Short problem: Starting at the first line of the listing below, repeat each line up to and including the one containing "-1, -1, -1, -1, -1];". Leave out pictures.
* * * * * * * * *
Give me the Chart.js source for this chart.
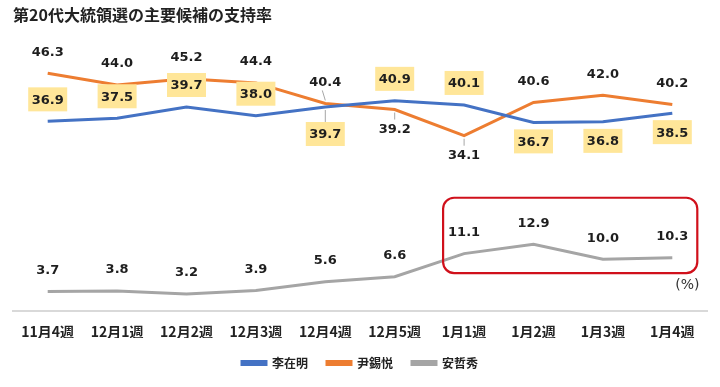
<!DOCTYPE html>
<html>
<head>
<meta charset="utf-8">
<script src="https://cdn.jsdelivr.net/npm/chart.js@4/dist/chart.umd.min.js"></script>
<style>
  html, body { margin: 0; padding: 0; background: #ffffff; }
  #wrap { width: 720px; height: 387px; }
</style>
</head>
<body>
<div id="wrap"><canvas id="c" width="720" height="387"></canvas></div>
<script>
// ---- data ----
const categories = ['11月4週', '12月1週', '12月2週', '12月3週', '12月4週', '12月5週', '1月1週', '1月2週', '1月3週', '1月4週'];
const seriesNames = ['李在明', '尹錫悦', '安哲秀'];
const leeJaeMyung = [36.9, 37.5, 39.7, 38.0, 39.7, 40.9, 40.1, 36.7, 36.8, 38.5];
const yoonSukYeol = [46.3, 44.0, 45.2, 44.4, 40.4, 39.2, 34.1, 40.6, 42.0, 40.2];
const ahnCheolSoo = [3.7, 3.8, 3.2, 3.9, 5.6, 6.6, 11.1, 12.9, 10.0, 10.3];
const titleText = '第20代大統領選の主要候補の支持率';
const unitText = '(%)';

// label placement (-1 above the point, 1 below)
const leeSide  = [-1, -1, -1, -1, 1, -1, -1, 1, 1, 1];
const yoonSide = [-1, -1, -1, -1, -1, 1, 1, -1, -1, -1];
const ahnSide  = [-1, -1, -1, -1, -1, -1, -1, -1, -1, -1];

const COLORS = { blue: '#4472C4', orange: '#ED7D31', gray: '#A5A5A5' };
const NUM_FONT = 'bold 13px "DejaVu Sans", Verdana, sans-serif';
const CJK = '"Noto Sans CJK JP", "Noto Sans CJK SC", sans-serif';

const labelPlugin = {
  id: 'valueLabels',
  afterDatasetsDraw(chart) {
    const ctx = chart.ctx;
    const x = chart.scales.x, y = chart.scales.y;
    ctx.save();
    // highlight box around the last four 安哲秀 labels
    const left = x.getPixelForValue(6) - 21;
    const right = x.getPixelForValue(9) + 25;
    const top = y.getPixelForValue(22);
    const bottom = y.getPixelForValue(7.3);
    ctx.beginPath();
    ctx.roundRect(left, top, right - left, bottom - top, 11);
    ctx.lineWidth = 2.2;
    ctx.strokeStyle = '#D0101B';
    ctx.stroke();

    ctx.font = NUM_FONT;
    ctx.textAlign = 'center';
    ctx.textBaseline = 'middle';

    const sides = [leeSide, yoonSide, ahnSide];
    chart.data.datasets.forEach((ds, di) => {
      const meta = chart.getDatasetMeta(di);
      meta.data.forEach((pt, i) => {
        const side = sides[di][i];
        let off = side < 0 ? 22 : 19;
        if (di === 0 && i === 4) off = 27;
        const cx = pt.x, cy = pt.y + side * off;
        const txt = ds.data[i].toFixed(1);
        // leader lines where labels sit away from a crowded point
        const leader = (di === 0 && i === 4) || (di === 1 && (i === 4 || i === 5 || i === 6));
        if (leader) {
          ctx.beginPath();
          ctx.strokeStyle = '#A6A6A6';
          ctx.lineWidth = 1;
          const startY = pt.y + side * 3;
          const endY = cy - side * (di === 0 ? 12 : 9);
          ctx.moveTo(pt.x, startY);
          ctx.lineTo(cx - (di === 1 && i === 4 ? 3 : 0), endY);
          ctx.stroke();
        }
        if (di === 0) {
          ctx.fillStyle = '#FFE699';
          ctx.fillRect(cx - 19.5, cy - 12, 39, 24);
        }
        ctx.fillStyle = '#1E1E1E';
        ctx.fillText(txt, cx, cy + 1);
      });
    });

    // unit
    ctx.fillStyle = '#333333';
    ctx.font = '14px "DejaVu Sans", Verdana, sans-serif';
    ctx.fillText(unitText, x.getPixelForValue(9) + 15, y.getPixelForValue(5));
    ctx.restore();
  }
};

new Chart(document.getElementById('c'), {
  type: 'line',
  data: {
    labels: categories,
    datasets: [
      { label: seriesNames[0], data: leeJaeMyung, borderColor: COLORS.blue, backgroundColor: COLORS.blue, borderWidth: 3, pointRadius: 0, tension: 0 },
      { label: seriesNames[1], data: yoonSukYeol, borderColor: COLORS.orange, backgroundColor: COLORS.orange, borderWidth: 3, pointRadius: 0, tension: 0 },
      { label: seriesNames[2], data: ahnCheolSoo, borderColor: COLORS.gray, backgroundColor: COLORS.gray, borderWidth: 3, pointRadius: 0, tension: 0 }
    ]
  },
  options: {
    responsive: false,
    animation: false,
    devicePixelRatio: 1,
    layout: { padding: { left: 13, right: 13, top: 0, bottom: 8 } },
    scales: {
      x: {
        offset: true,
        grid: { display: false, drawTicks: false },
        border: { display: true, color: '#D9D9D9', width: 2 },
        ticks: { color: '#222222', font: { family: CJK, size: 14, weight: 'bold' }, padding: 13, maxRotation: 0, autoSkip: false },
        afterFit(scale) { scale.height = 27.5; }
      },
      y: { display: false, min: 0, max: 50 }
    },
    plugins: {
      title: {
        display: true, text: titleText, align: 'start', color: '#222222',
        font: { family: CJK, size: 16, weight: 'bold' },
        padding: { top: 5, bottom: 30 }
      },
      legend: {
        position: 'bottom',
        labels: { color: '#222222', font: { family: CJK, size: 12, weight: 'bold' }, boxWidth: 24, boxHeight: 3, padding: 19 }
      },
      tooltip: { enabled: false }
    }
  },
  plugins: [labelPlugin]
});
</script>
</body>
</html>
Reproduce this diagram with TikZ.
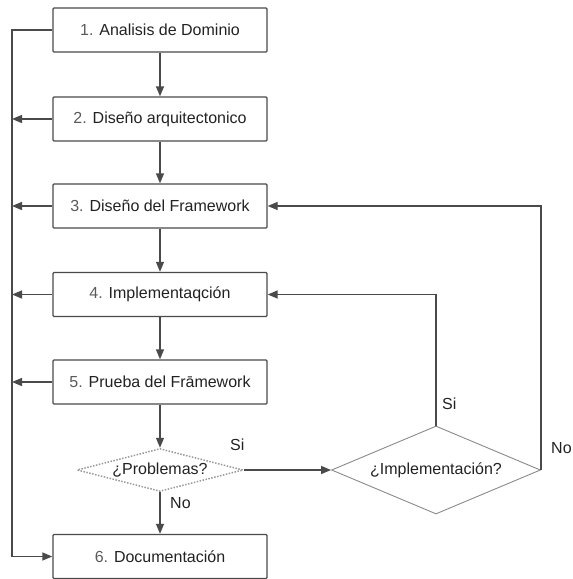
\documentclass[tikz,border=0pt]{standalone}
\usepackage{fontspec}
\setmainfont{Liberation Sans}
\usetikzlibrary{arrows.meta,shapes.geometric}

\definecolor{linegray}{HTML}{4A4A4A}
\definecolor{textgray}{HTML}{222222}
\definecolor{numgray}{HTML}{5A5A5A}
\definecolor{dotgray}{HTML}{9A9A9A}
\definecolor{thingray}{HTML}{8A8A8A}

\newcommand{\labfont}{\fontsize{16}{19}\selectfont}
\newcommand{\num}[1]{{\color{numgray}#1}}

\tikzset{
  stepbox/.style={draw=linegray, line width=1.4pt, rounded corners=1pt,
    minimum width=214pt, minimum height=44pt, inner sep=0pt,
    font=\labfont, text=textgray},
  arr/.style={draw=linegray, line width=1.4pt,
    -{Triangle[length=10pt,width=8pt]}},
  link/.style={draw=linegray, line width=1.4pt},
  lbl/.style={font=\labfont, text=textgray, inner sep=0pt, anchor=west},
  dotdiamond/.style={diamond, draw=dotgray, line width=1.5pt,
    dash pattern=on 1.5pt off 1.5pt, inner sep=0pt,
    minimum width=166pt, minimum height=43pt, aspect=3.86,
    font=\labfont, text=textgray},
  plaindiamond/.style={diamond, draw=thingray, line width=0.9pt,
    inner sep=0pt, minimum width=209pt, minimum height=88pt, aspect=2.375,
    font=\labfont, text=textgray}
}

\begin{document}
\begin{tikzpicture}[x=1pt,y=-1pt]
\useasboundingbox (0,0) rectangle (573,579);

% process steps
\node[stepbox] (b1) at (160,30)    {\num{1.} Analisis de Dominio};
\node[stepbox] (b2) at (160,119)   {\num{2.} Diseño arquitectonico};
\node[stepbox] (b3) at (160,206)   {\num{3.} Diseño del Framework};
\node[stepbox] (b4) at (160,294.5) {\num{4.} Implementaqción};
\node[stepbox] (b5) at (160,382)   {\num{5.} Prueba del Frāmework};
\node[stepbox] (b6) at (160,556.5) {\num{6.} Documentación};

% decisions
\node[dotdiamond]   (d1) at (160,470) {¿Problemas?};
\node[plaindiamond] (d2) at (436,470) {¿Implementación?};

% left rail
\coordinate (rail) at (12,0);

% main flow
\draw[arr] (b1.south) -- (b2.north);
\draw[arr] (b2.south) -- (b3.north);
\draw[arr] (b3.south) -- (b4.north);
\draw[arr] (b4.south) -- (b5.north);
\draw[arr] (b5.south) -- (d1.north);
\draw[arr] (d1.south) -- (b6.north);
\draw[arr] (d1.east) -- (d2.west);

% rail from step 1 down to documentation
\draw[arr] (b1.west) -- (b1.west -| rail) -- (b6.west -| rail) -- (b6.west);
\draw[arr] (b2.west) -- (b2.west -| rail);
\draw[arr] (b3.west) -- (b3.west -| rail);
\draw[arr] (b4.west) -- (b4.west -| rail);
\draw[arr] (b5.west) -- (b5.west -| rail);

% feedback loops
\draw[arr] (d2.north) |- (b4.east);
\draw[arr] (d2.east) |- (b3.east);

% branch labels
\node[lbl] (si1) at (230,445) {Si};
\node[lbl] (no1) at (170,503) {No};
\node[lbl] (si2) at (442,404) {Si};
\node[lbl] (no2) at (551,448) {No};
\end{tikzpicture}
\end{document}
* * * * * * * * *
Solution:
Give me the Chart.js source for this chart.
<!DOCTYPE html>
<html>
<head>
<meta charset="utf-8">
<script src="https://cdn.jsdelivr.net/npm/chart.js@4/dist/chart.umd.min.js"></script>
<style>
  html, body { margin: 0; padding: 0; background: #ffffff; }
  #wrap { width: 720px; height: 387px; }
</style>
</head>
<body>
<div id="wrap"><canvas id="c" width="720" height="387"></canvas></div>
<script>
// ---- data ----
const categories = ['11月4週', '12月1週', '12月2週', '12月3週', '12月4週', '12月5週', '1月1週', '1月2週', '1月3週', '1月4週'];
const seriesNames = ['李在明', '尹錫悦', '安哲秀'];
const leeJaeMyung = [36.9, 37.5, 39.7, 38.0, 39.7, 40.9, 40.1, 36.7, 36.8, 38.5];
const yoonSukYeol = [46.3, 44.0, 45.2, 44.4, 40.4, 39.2, 34.1, 40.6, 42.0, 40.2];
const ahnCheolSoo = [3.7, 3.8, 3.2, 3.9, 5.6, 6.6, 11.1, 12.9, 10.0, 10.3];
const titleText = '第20代大統領選の主要候補の支持率';
const unitText = '(%)';

// label placement (-1 above the point, 1 below)
const leeSide  = [-1, -1, -1, -1, 1, -1, -1, 1, 1, 1];
const yoonSide = [-1, -1, -1, -1, -1, 1, 1, -1, -1, -1];
const ahnSide  = [-1, -1, -1, -1, -1, -1, -1, -1, -1, -1];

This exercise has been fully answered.